If I ruled the world, we would have competitions that emphasized 'class' racing so there would be winners in each class. This would allow less experienced pilots to earn their 'chops' while competing against others in their class. I found that my response pretty well encapsulated why I enjoy flying XC and XC competitions so much. Here it is:

MadS. wrote:
As for registering for competitions year after year just to pimp and learn, well it sure isn't a game for me - I strongly feel that if you're doing comps then you must want to win - and in most cases you won't be winning on a DHV 2 wing, so it follows that you won't be having fun on said wing.

My Response:

I know many people who 'race' knowing they won't win. They race for racing's sake; for the experience and comraderie. They are happy as long as they see improvement. I think my experiences echo many.

I strive to win tasks & have worked hard to improve my skills and equipment so my ranking is higher year over year. I've only flown PG for 4 years & comps for two, so I'm in the position where my goals to fly competitively are bumping up against the limits of my experience.

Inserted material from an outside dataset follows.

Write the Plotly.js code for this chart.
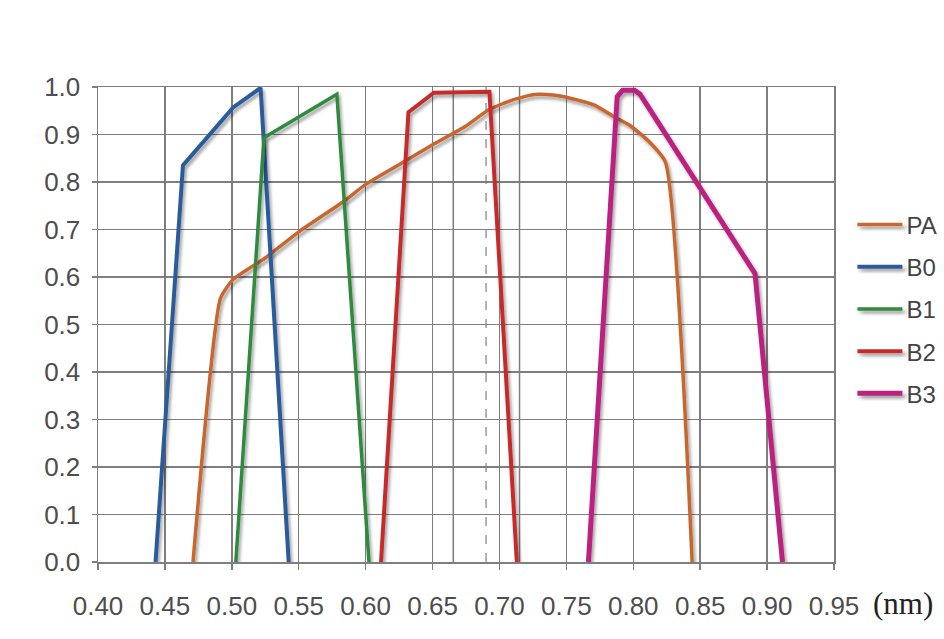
<!DOCTYPE html>
<html>
<head>
<meta charset="utf-8">
<script src="https://cdn.plot.ly/plotly-3.0.1.min.js"></script>
<style>
  html, body { margin: 0; padding: 0; background: #ffffff; }
  #chart { width: 944px; height: 639px; }
  .scatterlayer .trace .lines path.js-line { filter: url(#lineShadow); }
  .legend .legendlines path {
    filter: url(#lineShadow);
    transform-box: fill-box; transform-origin: left center; transform: scaleX(1.5);
  }
  .legend .legendtext { transform: translateX(14px); }
  .legend .scrollbox { clip-path: none !important; }
</style>
</head>
<body>
<svg width="0" height="0" style="position:absolute">
  <defs>
    <filter id="lineShadow" filterUnits="userSpaceOnUse" x="-2000" y="-2000" width="5000" height="5000">
      <feDropShadow dx="2" dy="3" stdDeviation="1.6" flood-color="#000000" flood-opacity="0.35"/>
    </filter>
  </defs>
</svg>
<div id="chart"></div>
<script>
// ---- data ----
const seriesNames = ["PA", "B0", "B1", "B2", "B3"];

const paX = [0.471, 0.4915, 0.501, 0.525, 0.55, 0.584, 0.60, 0.627, 0.651, 0.675, 0.692, 0.71, 0.726, 0.74, 0.752, 0.771, 0.786, 0.797, 0.81, 0.824, 0.844];
const paY = [0.0, 0.555, 0.595, 0.64, 0.695, 0.76, 0.795, 0.84, 0.88, 0.918, 0.952, 0.973, 0.984, 0.983, 0.977, 0.962, 0.937, 0.92, 0.89, 0.842, 0.0];

const b0X = [0.443, 0.4635, 0.501, 0.5215, 0.5425];
const b0Y = [0.0, 0.835, 0.957, 0.998, 0.0];

const b1X = [0.503, 0.524, 0.5785, 0.6025];
const b1Y = [0.0, 0.893, 0.985, 0.0];

const b2X = [0.6115, 0.632, 0.651, 0.6925, 0.713];
const b2Y = [0.0, 0.947, 0.988, 0.99, 0.0];

const b3X = [0.7665, 0.788, 0.792, 0.801, 0.805, 0.891, 0.9115];
const b3Y = [0.0, 0.98, 0.993, 0.993, 0.985, 0.607, 0.0];

const refLineX = [0.690];
const extraGridX = [0.6655, 0.715];

const xTickVals = [0.40, 0.45, 0.50, 0.55, 0.60, 0.65, 0.70, 0.75, 0.80, 0.85, 0.90, 0.95];
const xTickText = ["0.40", "0.45", "0.50", "0.55", "0.60", "0.65", "0.70", "0.75", "0.80", "0.85", "0.90", "0.95"];
const yTickVals = [0.0, 0.1, 0.2, 0.3, 0.4, 0.5, 0.6, 0.7, 0.8, 0.9, 1.0];
const yTickText = ["0.0", "0.1", "0.2", "0.3", "0.4", "0.5", "0.6", "0.7", "0.8", "0.9", "1.0"];
const unitLabel = "(nm)";

// ---- styles ----
const colors = ["#c9662f", "#2b5c9c", "#2f8a3e", "#c62c2c", "#bb2380"];
const widths = [3.5, 4, 3.5, 4, 5];
const narrowFont = "'Liberation Sans Narrow', 'Arial Narrow', 'Liberation Sans', Arial, sans-serif";
const gridColor = "#7e7e7e";

const xs = [paX, b0X, b1X, b2X, b3X];
const ys = [paY, b0Y, b1Y, b2Y, b3Y];

const traces = [];
for (let i = 0; i < seriesNames.length; i++) {
  traces.push({
    x: xs[i], y: ys[i], name: seriesNames[i], type: "scatter", mode: "lines",
    legendgroup: seriesNames[i],
    line: { color: colors[i], width: widths[i], shape: i === 0 ? "spline" : "linear", smoothing: 0.5 }
  });
}

const shapes = extraGridX.map(v => ({
  type: "line", xref: "x", yref: "y", x0: v, x1: v, y0: 0, y1: 1,
  line: { color: gridColor, width: 1.5 }, layer: "below"
})).concat(refLineX.map(v => ({
  type: "line", xref: "x", yref: "y", x0: v, x1: v, y0: 0, y1: 1,
  line: { color: "#9a9a9a", width: 1.5, dash: "dash" }, layer: "below"
})));

const layout = {
  width: 944, height: 639,
  margin: { l: 98, r: 110, t: 87, b: 77 },
  paper_bgcolor: "#ffffff", plot_bgcolor: "#ffffff",
  showlegend: true,
  legend: {
    x: 1.025, y: 0.757, xanchor: "left", yanchor: "top",
    font: { family: narrowFont, size: 24, color: "#444444" },
    tracegroupgap: 8, bgcolor: "rgba(0,0,0,0)"
  },
  xaxis: {
    range: [0.40, 0.95], tickvals: xTickVals, ticktext: xTickText,
    showgrid: true, gridcolor: gridColor, gridwidth: 1.5, zeroline: false,
    showline: true, linecolor: gridColor, linewidth: 1.5, mirror: true,
    ticks: "outside", ticklen: 6, tickcolor: gridColor, tickwidth: 1.5,
    ticklabelstandoff: 14,
    tickfont: { family: narrowFont, size: 26, color: "#4d4d4d" }
  },
  yaxis: {
    range: [0, 1.0], tickvals: yTickVals, ticktext: yTickText,
    showgrid: true, gridcolor: gridColor, gridwidth: 1.5, zeroline: false,
    showline: true, linecolor: gridColor, linewidth: 1.5, mirror: true,
    ticks: "outside", ticklen: 5, tickcolor: gridColor, tickwidth: 1.5,
    ticklabelstandoff: 6,
    tickfont: { family: narrowFont, size: 26, color: "#4d4d4d" }
  },
  shapes: shapes,
  annotations: [{
    text: unitLabel, xref: "paper", yref: "paper", x: 1.05, y: 0, yshift: -41,
    xanchor: "left", yanchor: "middle", showarrow: false,
    font: { family: "'Liberation Serif', 'Times New Roman', serif", size: 31, color: "#222222" }
  }]
};

Plotly.newPlot("chart", traces, layout, { displayModeBar: false, staticPlot: true });
</script>
</body>
</html>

I've many thousands of hours in other types of flying machines, so I acknowledge my limits and try to push them without hurting myself (usually). I've had intermediate syndrome in sailplanes, powered A/C, and jets, so I know myself pretty well by now. I want to win & I know I won't on my Aspen 2 without a fluke.

BUT, I AM having fun. I'd hazard to say that I'm having more fun than some of my friends who have flown competitively for many years without breaking through their frustrating 'plateau' and find themselves shaken & spent, while flying their 2/3 in rowdy conditions. I'm 52 & I have over 25,000 hours & I'm bored in the cockpit. But put me on the hill, with 100 other PG pilots and the electricity is palpable. The singular focus of my mind while flying an XC task and the amazing insights I've come away with, make flying comps one of the most rewarding experiences of my career. Learning is fun. Even when I place 27th in a national comp, I am proud. Next year I hope to place 26th!

I will, eventually progress to a 2/3, maybe next year - but I'll know when - I won't query the forum. Wink

Tailwinds, and thanks for your contribution to this thread. What do you think about class racing Mads? Pilot vs. pilot - no bells & whistles. True competition. The 2/3 market is well represented by UP, could they use more Trango sales?


Friday, November 9, 2007

Upcoming Competitions

Dave S. and I are heading South to OZ in Jan. '08 to fly the Killarney Classic and then travel around looking for good XC for a week. The 2008 US schedule has been determined:

West Coast PG Championships June 6-14 (Ruch, Oregon)
Rat Race July 6-12 (Ruch, Oregon)
Chelan XC Open July 27-Aug 1 (Chelan, WA)
2008 US Paragliding Nationals Sept 14-20 (Owens Valley)

“Hang-On” HG Nationals Aug 17-23 (Lakeview Oregon)

Chelan Classic (HG & PG) June 29 to July 4 (Chelan, WA) Practice days the 27th and 28th

I hope to fly the West Coast Championships in June & the US Nats in Sept.